Religiusitas Simbolis, Moralitas Terkikis
Nilai religiusitas pun tak luput dari erosi. Ritual keagamaan dijalankan, tetapi kedalaman spiritual dan kesadaran moral memudar. Religiusitas hanya dipahami sebagai simbol identitas, bukan fondasi etika dalam bertindak.
Integritas pemimpin menjadi rapuh, mudah tergoyahkan kepentingan. Di organisasi, tampak dari pemimpin yang fasih berbicara moral, namun diam-diam terlibat praktik tidak etis demi mempertahankan kekuasaan. Kebenaran telah menjadi slogan, bukan lagi komitmen hidup.
Jalan Kembali: Revitalisasi Nilai dan Humanitas
Di balik krisis, harapan perbaikan masih ada. Mahasiswa harus merevitalisasi kembali idealisme kampus. Pendidikan harus kembali pada tujuan sejati: membentuk manusia berkarakter, bukan sekadar mencetak tenaga kerja.
Kampus harus menjadi laboratorium moral, tempat lahirnya pemimpin yang berani berkata benar.

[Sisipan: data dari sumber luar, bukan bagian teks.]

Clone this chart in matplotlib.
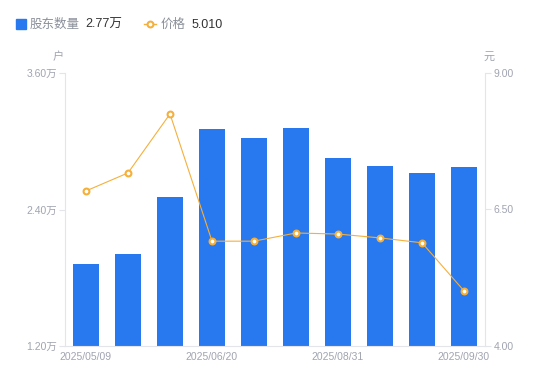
import numpy as np
import matplotlib.pyplot as plt
from matplotlib.lines import Line2D

plt.rcParams['font.family'] = ['Liberation Sans', 'Noto Sans CJK SC', 'DejaVu Sans']

dates = ['2025/05/09', '2025/05/20', '2025/06/10', '2025/06/20', '2025/07/10',
         '2025/07/31', '2025/08/31', '2025/09/10', '2025/09/19', '2025/09/30']
holders = [1.92, 2.01, 2.51, 3.11, 3.03, 3.12, 2.85, 2.78, 2.72, 2.77]  # 万户
price = [6.84, 7.17, 8.25, 5.92, 5.92, 6.07, 6.05, 5.98, 5.89, 5.01]
left_ticks = [1.2, 2.4, 3.6]
right_ticks = [4.0, 6.5, 9.0]

blue = '#2878f0'
orange = '#f5b03c'
grey = '#a0a4b0'
axis_c = '#e3e5ea'

fig = plt.figure(figsize=(5.5, 3.81), dpi=100)
ax = fig.add_axes([65 / 550, 35 / 381, 420 / 550, 273 / 381])
x = np.arange(len(dates))
ax.bar(x, holders, width=0.6, color=blue, zorder=2)
ax.set_xlim(-0.5, len(dates) - 0.5)
ax.set_ylim(left_ticks[0], left_ticks[-1])
ax.set_yticks(left_ticks)
ax.set_yticklabels([f'{v:.2f}万' for v in left_ticks])
ax.set_xticks(x[::3])
ax.set_xticklabels(dates[::3])
ax.tick_params(axis='x', length=0, pad=4, labelsize=7.5, colors=grey)
ax.tick_params(axis='y', length=4, width=0.8, color=axis_c, pad=2,
               labelsize=7.5, labelcolor=grey)
for s in ['top', 'right']:
    ax.spines[s].set_visible(False)
for s in ['left', 'bottom']:
    ax.spines[s].set_color(axis_c)
    ax.spines[s].set_linewidth(0.8)

ax2 = ax.twinx()
ax2.plot(x, price, color=orange, lw=0.8, marker='o', ms=4.2,
         mfc='white', mec=orange, mew=1.5, zorder=3)
ax2.set_ylim(right_ticks[0], right_ticks[-1])
ax2.set_yticks(right_ticks)
ax2.set_yticklabels([f'{v:.2f}' for v in right_ticks])
ax2.tick_params(axis='y', length=4, width=0.8, color=axis_c, pad=2,
                labelsize=7.5, labelcolor=grey)
for s in ['top', 'left', 'bottom']:
    ax2.spines[s].set_visible(False)
ax2.spines['right'].set_color(axis_c)
ax2.spines['right'].set_linewidth(0.8)

fig.text(58 / 550, 1 - 57 / 381, '户', fontsize=8, color=grey, ha='center', va='center')
fig.text(489 / 550, 1 - 57 / 381, '元', fontsize=8, color=grey, ha='center', va='center')

# legend row
ly = 1 - 24 / 381
ty = 1 - 28 / 381
fig.patches.append(plt.Rectangle((16 / 550, 1 - 29 / 381), 10 / 550, 10 / 381,
                                 transform=fig.transFigure, color=blue, figure=fig))
fig.text(30 / 550, ty, '股东数量', fontsize=9, color='#8a8f99', va='baseline')
fig.text(85 / 550, ty, f'{holders[-1]:.2f}万', fontsize=9, color='#333333', va='baseline')
fig.lines.append(Line2D([144 / 550, 156 / 550], [ly, ly], transform=fig.transFigure,
                        color=orange, lw=1))
fig.lines.append(Line2D([150 / 550], [ly], transform=fig.transFigure, color=orange,
                        marker='o', ms=4.2, mfc='white', mec=orange, mew=1.5))
fig.text(161 / 550, ty, '价格', fontsize=9, color='#8a8f99', va='baseline')
fig.text(192 / 550, ty, f'{price[-1]:.3f}', fontsize=9, color='#333333', va='baseline')

fig.savefig('out.png', dpi=100)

Diperlukan keteladanan nyata dari dosen, alumni, dan tokoh, yang menunjukkan kepemimpinan sejati adalah tentang tanggung jawab dan kejujuran, bukan jabatan.
Panggilan untuk Bertanggung Jawab
Kita perlu menanamkan kembali makna religiusitas dan humanitas sejati: kesadaran untuk berlaku adil, jujur, dan peduli. Integritas tidak bisa dibentuk lewat aturan, melainkan kesadaran batin bahwa hidup harus dijalani dengan tanggung jawab.
Krisis integritas ini adalah tantangan bagi seluruh elemen bangsa. Jika mahasiswa gagal menjaga nilai kebenaran, masa depan bangsa menjadi rapuh. Namun, jika mereka berani menolak pragmatisme dan menegakkan kembali idealisme, masih ada cahaya harapan. Integritas adalah cermin masa depan bangsa.